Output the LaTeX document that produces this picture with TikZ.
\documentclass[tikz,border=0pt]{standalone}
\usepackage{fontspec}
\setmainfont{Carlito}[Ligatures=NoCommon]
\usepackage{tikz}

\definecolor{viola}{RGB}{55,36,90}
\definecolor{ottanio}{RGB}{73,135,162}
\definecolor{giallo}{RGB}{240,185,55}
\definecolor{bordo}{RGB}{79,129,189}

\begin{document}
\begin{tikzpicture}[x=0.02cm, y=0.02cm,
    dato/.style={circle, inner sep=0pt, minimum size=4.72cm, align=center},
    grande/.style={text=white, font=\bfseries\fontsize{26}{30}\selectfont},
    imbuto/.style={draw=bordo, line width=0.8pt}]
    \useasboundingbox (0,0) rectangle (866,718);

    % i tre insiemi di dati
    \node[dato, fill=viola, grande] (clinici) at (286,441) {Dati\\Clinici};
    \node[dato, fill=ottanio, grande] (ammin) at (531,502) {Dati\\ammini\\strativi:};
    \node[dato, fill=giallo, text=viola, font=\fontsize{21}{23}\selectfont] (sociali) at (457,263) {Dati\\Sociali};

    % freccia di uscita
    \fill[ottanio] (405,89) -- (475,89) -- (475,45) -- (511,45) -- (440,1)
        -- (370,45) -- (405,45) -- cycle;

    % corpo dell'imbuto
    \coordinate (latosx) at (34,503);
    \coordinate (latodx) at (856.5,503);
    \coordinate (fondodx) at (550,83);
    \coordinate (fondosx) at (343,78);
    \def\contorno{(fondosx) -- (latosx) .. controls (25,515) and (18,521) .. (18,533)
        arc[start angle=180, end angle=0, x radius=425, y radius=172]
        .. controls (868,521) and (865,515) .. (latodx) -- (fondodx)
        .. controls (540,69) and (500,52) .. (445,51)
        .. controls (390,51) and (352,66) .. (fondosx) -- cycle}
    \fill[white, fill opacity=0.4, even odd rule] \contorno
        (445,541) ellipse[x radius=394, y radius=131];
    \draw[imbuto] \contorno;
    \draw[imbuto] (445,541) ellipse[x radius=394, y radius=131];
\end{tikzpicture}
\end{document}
* * *
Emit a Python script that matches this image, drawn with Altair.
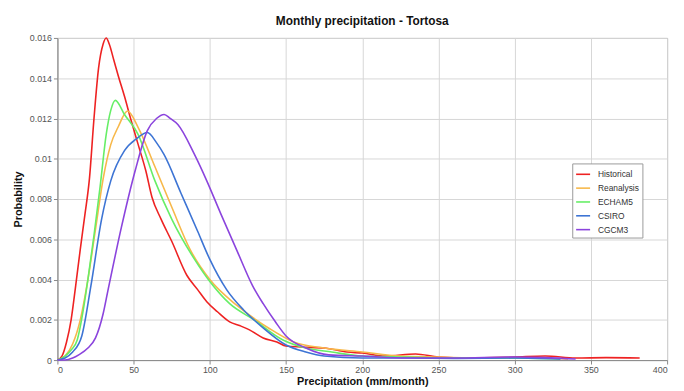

EXERCISE OBJECTIVE: Pull out each line of the records holding the string "with".

ANSWER BELOW:
Output the LaTeX document that produces this picture with TikZ.
Emit a Python script that matches this image, drawn with Altair.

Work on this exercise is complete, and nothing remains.